## Description of the task
The listing below holds a line with "What Plotly code" and a later line with "copy_numbers = ['160,000', '550,000', '125,000', '~5,000']". Write out those two lines and every line between them, exactly, and nothing else.

[Dataset records]

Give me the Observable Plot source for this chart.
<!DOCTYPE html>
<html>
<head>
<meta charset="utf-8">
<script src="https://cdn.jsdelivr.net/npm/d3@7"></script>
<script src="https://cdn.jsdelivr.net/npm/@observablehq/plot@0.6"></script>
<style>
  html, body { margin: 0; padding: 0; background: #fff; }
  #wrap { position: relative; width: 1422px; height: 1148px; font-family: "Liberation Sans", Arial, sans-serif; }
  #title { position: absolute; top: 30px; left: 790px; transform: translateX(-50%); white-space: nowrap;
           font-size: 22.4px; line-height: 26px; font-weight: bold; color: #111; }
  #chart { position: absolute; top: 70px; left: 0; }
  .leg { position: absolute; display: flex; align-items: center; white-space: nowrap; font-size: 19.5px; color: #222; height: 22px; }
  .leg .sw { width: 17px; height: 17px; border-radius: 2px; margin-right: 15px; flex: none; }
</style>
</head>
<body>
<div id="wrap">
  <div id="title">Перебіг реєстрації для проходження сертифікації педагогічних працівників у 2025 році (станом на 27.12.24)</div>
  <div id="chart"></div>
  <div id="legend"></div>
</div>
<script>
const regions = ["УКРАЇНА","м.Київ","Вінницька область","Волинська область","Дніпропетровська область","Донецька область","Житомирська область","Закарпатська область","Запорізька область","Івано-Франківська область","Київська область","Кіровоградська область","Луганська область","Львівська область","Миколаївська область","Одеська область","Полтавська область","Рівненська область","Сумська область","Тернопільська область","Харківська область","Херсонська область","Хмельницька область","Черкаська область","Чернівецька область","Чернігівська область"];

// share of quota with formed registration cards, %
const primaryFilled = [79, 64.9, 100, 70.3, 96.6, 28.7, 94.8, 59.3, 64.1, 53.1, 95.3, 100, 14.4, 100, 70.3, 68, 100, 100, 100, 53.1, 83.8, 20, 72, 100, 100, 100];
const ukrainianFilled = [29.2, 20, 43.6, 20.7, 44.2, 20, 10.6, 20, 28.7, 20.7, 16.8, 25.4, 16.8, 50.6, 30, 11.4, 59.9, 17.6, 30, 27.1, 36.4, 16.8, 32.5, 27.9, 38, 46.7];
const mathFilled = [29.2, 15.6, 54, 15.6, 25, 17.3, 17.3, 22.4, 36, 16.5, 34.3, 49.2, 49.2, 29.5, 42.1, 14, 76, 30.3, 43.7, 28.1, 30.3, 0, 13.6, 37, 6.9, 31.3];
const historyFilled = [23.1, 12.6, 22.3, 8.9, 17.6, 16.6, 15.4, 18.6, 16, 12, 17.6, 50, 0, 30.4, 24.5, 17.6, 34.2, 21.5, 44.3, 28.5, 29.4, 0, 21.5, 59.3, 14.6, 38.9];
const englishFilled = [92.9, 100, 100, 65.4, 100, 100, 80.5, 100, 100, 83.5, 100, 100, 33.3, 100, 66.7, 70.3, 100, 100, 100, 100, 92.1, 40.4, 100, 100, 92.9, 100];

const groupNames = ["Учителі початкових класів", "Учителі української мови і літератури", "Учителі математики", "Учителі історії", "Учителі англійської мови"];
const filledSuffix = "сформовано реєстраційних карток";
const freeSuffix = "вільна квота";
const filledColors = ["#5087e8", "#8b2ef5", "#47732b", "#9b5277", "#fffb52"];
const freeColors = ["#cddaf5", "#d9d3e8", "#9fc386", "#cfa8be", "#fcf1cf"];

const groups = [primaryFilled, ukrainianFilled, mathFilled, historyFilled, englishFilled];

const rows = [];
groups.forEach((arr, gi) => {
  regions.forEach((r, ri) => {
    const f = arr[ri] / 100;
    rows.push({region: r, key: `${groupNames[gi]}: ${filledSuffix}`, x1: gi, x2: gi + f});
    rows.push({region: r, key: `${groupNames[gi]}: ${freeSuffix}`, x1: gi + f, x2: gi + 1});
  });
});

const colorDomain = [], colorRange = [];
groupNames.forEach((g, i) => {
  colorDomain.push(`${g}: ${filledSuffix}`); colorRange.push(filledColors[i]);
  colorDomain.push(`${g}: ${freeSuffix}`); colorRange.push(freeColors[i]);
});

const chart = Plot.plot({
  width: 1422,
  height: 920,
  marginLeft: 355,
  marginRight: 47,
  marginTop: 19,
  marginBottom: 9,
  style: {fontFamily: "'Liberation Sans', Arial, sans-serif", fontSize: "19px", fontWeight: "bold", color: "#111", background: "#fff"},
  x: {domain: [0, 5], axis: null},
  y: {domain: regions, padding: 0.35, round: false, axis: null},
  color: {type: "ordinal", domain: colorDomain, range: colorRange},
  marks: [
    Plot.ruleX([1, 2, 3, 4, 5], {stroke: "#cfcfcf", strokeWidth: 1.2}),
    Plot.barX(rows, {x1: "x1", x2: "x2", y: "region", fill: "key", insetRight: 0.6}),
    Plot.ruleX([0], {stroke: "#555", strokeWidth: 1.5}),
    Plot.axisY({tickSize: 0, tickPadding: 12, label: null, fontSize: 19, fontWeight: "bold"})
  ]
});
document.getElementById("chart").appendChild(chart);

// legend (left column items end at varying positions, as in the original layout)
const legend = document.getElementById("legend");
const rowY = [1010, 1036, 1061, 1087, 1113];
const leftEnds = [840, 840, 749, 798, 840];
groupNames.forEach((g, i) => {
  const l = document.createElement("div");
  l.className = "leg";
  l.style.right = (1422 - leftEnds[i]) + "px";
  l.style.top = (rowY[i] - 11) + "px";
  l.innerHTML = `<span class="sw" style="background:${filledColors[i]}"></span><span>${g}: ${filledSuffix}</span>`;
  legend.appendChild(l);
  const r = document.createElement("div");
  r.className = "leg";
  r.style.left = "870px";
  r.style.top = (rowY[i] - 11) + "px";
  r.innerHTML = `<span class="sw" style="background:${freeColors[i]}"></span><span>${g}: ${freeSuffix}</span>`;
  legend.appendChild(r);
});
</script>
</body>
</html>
==
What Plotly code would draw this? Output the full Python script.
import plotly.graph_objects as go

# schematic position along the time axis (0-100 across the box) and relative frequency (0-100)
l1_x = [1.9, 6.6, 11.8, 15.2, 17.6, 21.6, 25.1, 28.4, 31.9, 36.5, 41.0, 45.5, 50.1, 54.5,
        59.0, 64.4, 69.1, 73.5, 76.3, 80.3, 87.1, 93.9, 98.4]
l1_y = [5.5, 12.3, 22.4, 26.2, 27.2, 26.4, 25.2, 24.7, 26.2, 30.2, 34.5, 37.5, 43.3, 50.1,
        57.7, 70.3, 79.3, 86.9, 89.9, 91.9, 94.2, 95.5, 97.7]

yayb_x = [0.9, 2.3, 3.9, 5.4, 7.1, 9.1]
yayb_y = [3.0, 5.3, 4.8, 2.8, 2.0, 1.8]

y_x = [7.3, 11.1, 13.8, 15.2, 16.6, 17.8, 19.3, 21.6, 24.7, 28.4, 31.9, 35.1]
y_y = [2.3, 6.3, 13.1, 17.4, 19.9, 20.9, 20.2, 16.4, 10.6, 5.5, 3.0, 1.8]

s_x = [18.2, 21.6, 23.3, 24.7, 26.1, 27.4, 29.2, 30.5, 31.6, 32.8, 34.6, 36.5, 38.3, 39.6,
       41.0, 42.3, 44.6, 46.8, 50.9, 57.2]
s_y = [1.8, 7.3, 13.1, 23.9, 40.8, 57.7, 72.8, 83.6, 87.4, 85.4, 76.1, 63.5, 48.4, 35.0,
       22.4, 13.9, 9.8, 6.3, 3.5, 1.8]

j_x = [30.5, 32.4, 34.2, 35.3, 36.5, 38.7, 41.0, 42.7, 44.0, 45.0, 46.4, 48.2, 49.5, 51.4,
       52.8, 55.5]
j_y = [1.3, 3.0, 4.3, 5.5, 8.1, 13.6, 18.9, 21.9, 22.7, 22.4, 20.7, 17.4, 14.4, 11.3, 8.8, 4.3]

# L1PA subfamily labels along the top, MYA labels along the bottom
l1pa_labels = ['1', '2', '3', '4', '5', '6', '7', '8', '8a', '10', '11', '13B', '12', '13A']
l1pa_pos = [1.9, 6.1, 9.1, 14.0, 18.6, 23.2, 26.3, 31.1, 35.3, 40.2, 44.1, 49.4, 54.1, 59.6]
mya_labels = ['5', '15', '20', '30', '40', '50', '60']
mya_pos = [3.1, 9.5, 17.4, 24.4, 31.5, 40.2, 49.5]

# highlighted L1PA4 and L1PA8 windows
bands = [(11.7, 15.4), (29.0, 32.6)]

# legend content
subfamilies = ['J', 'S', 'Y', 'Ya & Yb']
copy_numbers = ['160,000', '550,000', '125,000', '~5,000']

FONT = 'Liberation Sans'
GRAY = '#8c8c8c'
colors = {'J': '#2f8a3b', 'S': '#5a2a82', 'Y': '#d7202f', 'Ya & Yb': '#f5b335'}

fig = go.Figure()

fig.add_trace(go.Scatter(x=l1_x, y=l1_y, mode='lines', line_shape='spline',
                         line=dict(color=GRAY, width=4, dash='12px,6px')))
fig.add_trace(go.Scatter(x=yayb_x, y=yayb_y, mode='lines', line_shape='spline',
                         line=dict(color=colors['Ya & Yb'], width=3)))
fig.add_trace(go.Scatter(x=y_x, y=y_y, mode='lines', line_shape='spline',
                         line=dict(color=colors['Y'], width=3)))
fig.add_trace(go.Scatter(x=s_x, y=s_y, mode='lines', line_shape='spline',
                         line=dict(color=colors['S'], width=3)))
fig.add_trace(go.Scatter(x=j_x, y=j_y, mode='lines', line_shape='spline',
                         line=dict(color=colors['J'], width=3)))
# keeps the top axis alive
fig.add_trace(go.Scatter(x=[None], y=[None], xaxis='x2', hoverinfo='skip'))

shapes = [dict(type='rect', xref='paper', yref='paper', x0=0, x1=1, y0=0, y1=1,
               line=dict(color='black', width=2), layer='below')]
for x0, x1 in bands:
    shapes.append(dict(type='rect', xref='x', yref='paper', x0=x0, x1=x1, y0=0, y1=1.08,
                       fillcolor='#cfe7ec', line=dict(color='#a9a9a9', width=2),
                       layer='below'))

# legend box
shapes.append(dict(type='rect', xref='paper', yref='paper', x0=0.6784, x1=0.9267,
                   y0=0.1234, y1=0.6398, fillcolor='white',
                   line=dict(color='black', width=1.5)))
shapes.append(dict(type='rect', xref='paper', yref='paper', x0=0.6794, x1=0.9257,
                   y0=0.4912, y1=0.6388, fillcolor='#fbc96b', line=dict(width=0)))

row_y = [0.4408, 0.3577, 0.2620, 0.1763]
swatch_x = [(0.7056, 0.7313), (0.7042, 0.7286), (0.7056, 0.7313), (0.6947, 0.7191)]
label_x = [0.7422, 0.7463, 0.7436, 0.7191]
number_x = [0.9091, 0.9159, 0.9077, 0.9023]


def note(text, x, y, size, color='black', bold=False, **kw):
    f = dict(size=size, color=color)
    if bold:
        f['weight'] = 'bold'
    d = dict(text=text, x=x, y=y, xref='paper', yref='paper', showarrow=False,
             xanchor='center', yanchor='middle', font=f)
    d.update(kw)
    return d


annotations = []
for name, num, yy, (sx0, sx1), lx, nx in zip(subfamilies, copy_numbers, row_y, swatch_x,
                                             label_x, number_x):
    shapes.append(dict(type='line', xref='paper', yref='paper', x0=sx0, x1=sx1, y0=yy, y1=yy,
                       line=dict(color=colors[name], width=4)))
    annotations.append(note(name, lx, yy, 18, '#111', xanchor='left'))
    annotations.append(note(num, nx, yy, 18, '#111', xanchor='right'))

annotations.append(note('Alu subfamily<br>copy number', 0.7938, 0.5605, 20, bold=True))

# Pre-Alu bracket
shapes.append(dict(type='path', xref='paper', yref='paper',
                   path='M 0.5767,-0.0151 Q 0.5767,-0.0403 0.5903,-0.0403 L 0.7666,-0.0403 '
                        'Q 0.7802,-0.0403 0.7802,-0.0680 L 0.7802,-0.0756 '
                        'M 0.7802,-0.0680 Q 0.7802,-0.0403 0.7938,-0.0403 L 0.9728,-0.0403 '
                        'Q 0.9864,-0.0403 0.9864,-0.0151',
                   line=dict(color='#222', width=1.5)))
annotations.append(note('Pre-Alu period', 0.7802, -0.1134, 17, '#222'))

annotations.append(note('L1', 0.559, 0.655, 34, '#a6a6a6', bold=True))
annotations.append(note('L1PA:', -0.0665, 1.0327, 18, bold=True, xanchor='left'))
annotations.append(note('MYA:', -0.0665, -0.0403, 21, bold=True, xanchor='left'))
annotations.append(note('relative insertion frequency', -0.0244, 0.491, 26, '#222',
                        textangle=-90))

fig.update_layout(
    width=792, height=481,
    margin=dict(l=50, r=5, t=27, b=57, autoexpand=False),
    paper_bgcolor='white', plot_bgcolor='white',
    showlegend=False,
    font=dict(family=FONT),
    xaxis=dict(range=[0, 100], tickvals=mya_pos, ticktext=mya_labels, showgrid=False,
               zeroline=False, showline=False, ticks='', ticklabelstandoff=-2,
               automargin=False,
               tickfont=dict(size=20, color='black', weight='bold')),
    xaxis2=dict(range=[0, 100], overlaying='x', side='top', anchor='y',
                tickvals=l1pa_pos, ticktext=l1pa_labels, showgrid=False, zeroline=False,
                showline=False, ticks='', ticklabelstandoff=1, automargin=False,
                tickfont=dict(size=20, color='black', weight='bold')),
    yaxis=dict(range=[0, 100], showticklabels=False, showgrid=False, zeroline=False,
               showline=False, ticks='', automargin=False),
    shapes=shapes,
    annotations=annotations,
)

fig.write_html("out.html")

## Task response
What Plotly code would draw this? Output the full Python script.
import plotly.graph_objects as go

# schematic position along the time axis (0-100 across the box) and relative frequency (0-100)
l1_x = [1.9, 6.6, 11.8, 15.2, 17.6, 21.6, 25.1, 28.4, 31.9, 36.5, 41.0, 45.5, 50.1, 54.5,
        59.0, 64.4, 69.1, 73.5, 76.3, 80.3, 87.1, 93.9, 98.4]
l1_y = [5.5, 12.3, 22.4, 26.2, 27.2, 26.4, 25.2, 24.7, 26.2, 30.2, 34.5, 37.5, 43.3, 50.1,
        57.7, 70.3, 79.3, 86.9, 89.9, 91.9, 94.2, 95.5, 97.7]

yayb_x = [0.9, 2.3, 3.9, 5.4, 7.1, 9.1]
yayb_y = [3.0, 5.3, 4.8, 2.8, 2.0, 1.8]

y_x = [7.3, 11.1, 13.8, 15.2, 16.6, 17.8, 19.3, 21.6, 24.7, 28.4, 31.9, 35.1]
y_y = [2.3, 6.3, 13.1, 17.4, 19.9, 20.9, 20.2, 16.4, 10.6, 5.5, 3.0, 1.8]

s_x = [18.2, 21.6, 23.3, 24.7, 26.1, 27.4, 29.2, 30.5, 31.6, 32.8, 34.6, 36.5, 38.3, 39.6,
       41.0, 42.3, 44.6, 46.8, 50.9, 57.2]
s_y = [1.8, 7.3, 13.1, 23.9, 40.8, 57.7, 72.8, 83.6, 87.4, 85.4, 76.1, 63.5, 48.4, 35.0,
       22.4, 13.9, 9.8, 6.3, 3.5, 1.8]

j_x = [30.5, 32.4, 34.2, 35.3, 36.5, 38.7, 41.0, 42.7, 44.0, 45.0, 46.4, 48.2, 49.5, 51.4,
       52.8, 55.5]
j_y = [1.3, 3.0, 4.3, 5.5, 8.1, 13.6, 18.9, 21.9, 22.7, 22.4, 20.7, 17.4, 14.4, 11.3, 8.8, 4.3]

# L1PA subfamily labels along the top, MYA labels along the bottom
l1pa_labels = ['1', '2', '3', '4', '5', '6', '7', '8', '8a', '10', '11', '13B', '12', '13A']
l1pa_pos = [1.9, 6.1, 9.1, 14.0, 18.6, 23.2, 26.3, 31.1, 35.3, 40.2, 44.1, 49.4, 54.1, 59.6]
mya_labels = ['5', '15', '20', '30', '40', '50', '60']
mya_pos = [3.1, 9.5, 17.4, 24.4, 31.5, 40.2, 49.5]

# highlighted L1PA4 and L1PA8 windows
bands = [(11.7, 15.4), (29.0, 32.6)]

# legend content
subfamilies = ['J', 'S', 'Y', 'Ya & Yb']
copy_numbers = ['160,000', '550,000', '125,000', '~5,000']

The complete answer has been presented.